Collecting stamps, especially commemorative issues, is a great way for both children and adults to learn history. Hundreds of commemorative postage stamps have been issued by the United States alone, and thousands of stamps that tell interesting stories have been issued worldwide.
Most of these stamps are affordable and accessible to collectors. Give stamp collecting a try. It's fun and rewarding!
© 2011 Brian Lokker
Brian Lokker (author) from Bethesda, Maryland on September 04, 2018:
Stamp values are dependent on how rare they are and on their condition. According to Hobbizine.com, the Army and Navy stamps in this series are worth between 20 and 30 cents used, and between 35 and 95 cents new.
Jon Bolen on September 04, 2018:
I inherited all of these can you tell me the value?
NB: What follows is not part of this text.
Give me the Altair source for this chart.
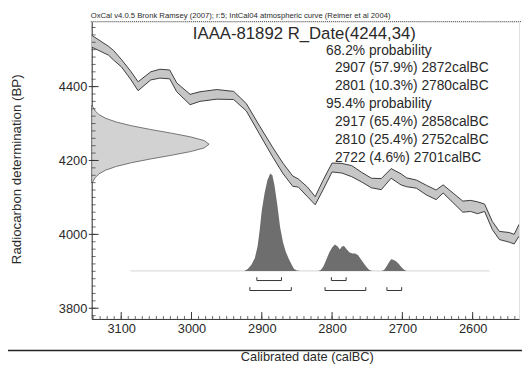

Brian Lokker (author) from Bethesda, Maryland on January 08, 2012:
Hi Ann. Yes, many artists consider it an honor to be chosen to design a stamp. And many designs are quite beautiful. I've always been drawn to some of these older stamps with the engraved artwork.
I am not really an active collector. My great-uncle had a wonderful stamp collection, which he shared with my father, and my father got me started when I was a kid. I liked the glimpses of history -- people, events, etc. -- that the stamps provided. I still have the collection, including many of my great-uncle's stamps, but I haven't added to it in quite a while.
anndavis25 from Clearwater, Fl. on January 08, 2012:
I saw an interesting story on PBS about the artists that are chosen to create the idea for a stamp. They spend many hours selecting the right mood, colors, and message. I am not a collector, but I have many stamps saved, even back to the 2 cent stamp. My brother-in-law was a postman and he knew the value of stamp collecting.
Judging from your hubs, you must be a collector.